Diese Antwort ist typisch für Velopoulos - man weiß nie so genau, ob er das, was er sagt, auch ernst meint. Kurioserweise begann der studierte Historiker seine politische Karriere in der Sozialistischen Jugend, doch bald wechselte er zur rechtsnationalen Sammlungsbewegung LAOS. Sein Geld verdiente er vor allem als Televerkäufer für Heilsalben und religiöse Schriften. Angebliche Originalbriefe von Jesus Christus gab es auch in seinem Angebot.

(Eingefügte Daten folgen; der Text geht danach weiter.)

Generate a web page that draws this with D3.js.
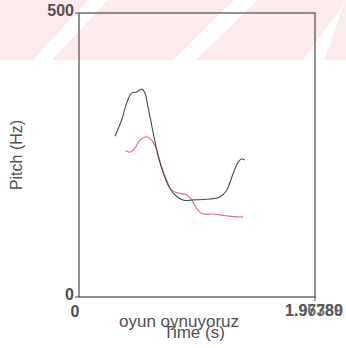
<!DOCTYPE html>
<html>
<head>
<meta charset="utf-8">
<script src="https://cdn.jsdelivr.net/npm/d3@7"></script>
<style>
  body { margin: 0; background: #fff; }
  text { font-family: "Liberation Sans", Arial, sans-serif; fill: #505050; }
</style>
</head>
<body>
<div id="chart"></div>
<script>
// pitch contours, time in s / pitch in Hz
var darkTime  = [0.300, 0.356, 0.397, 0.439, 0.481, 0.525, 0.550, 0.575, 0.619, 0.661, 0.703, 0.758, 0.814, 0.883, 0.953, 1.064, 1.175, 1.231, 1.286, 1.328, 1.356, 1.383];
var darkPitch = [283, 312, 341, 359, 361, 366, 359, 335, 289, 247, 218, 191, 177, 170, 171, 172, 176, 188, 218, 238, 243, 241];

var redTime  = [0.389, 0.425, 0.467, 0.508, 0.564, 0.606, 0.648, 0.689, 0.731, 0.772, 0.828, 0.897, 0.939, 0.981, 1.022, 1.119, 1.231, 1.314, 1.369];
var redPitch = [258, 255, 262, 276, 282, 276, 259, 229, 206, 188, 183, 180, 171, 156, 147, 146, 143, 141, 141];

var yTicks = [0, 500];
var xTicks = ["0"];
var xEndLabels = ["1.96780", "1.97389"];
var xDomain = [0, 1.9678];
var yDomain = [0, 500];
var utterance = "oyun oynuyoruz";

var width = 346, height = 348;
var margin = {top: 13, right: 31, bottom: 51, left: 79};
var innerW = width - margin.left - margin.right;
var innerH = height - margin.top - margin.bottom;

var svg = d3.select("#chart").append("svg")
    .attr("width", width)
    .attr("height", height);

// pale pink diagonal watermark band at the top of the scan
var bg = svg.append("g");
bg.append("rect")
    .attr("x", 0).attr("y", 0)
    .attr("width", width).attr("height", 60)
    .attr("fill", "#fdeaed");
var stripes = [[33, 52, 108, 88], [173, 196, 258, 234], [303, 324, 346, 346]];
stripes.forEach(function(s) {
    bg.append("polygon")
        .attr("points", s[0] + ",60 " + s[1] + ",60 " + s[2] + ",0 " + s[3] + ",0")
        .attr("fill", "#fff");
});

var g = svg.append("g")
    .attr("transform", "translate(" + margin.left + "," + margin.top + ")");

var x = d3.scaleLinear().domain(xDomain).range([0, innerW]);
var y = d3.scaleLinear().domain(yDomain).range([innerH, 0]);

// frame
g.append("rect")
    .attr("x", 0).attr("y", 0)
    .attr("width", innerW).attr("height", innerH)
    .attr("fill", "none")
    .attr("stroke", "#4a4a4a")
    .attr("stroke-width", 1.2);

// y ticks
g.selectAll(".ytick").data(yTicks).enter().append("line")
    .attr("x1", -4).attr("x2", 0)
    .attr("y1", function(d) { return y(d); })
    .attr("y2", function(d) { return y(d); })
    .attr("stroke", "#4a4a4a");

g.selectAll(".ylab").data(yTicks).enter().append("text")
    .attr("x", -5)
    .attr("y", function(d) { return y(d) + 3; })
    .attr("text-anchor", "end")
    .style("font-size", "16px")
    .style("font-weight", "bold")
    .text(function(d) { return d; });

// x ticks
g.append("line")
    .attr("x1", innerW).attr("x2", innerW)
    .attr("y1", innerH).attr("y2", innerH + 4)
    .attr("stroke", "#4a4a4a");

g.selectAll(".xlab").data(xTicks).enter().append("text")
    .attr("x", function(d) { return x(+d) - 4; })
    .attr("y", innerH + 20)
    .attr("text-anchor", "middle")
    .style("font-size", "16px")
    .style("font-weight", "bold")
    .text(function(d) { return d; });

// two overprinted end labels
g.selectAll(".xend").data(xEndLabels).enter().append("text")
    .attr("x", x(xDomain[1]) - 1)
    .attr("y", innerH + 19)
    .attr("text-anchor", "middle")
    .style("font-size", "16px")
    .style("font-weight", "bold")
    .style("fill-opacity", 0.8)
    .text(function(d) { return d; });

// axis titles (they overprint each other in the original)
g.append("text")
    .attr("x", 100)
    .attr("y", innerH + 30)
    .attr("text-anchor", "middle")
    .style("font-size", "17px")
    .text(utterance);

g.append("text")
    .attr("x", 115)
    .attr("y", innerH + 41)
    .attr("text-anchor", "middle")
    .style("font-size", "17px")
    .text("Time (s)");

svg.append("text")
    .attr("transform", "translate(22,155) rotate(-90)")
    .attr("text-anchor", "middle")
    .style("font-size", "16px")
    .text("Pitch (Hz)");

// contours
var line = d3.line()
    .x(function(d) { return x(d[0]); })
    .y(function(d) { return y(d[1]); })
    .curve(d3.curveCatmullRom);

g.append("path")
    .datum(d3.zip(redTime, redPitch))
    .attr("d", line)
    .attr("fill", "none")
    .attr("stroke", "#e06a80")
    .attr("stroke-width", 1.1);

g.append("path")
    .datum(d3.zip(darkTime, darkPitch))
    .attr("d", line)
    .attr("fill", "none")
    .attr("stroke", "#3f4d4b")
    .attr("stroke-width", 1.1);
</script>
</body>
</html>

2016 gründete Velopoulos seine eigene Partei, die Griechische Lösung. Seitdem ist er im ständigen Angriffsmodus gegen vermeintliche Feinde im In- und Ausland. Von den Wählern wird er dafür immer wieder belohnt. Am Wahlabend zeigte er sich kämpferisch und gab den Ton für die nächste Legislativperiode vor: "Die führen Krieg gegen uns, ich durfte überhaupt nicht auftreten im Staatsfernsehen, aber wir haben es ihnen gezeigt. Wir sind im Parlament, zum vierten Mal haben wir es geschafft und wir werden es noch vierzig Mal schaffen."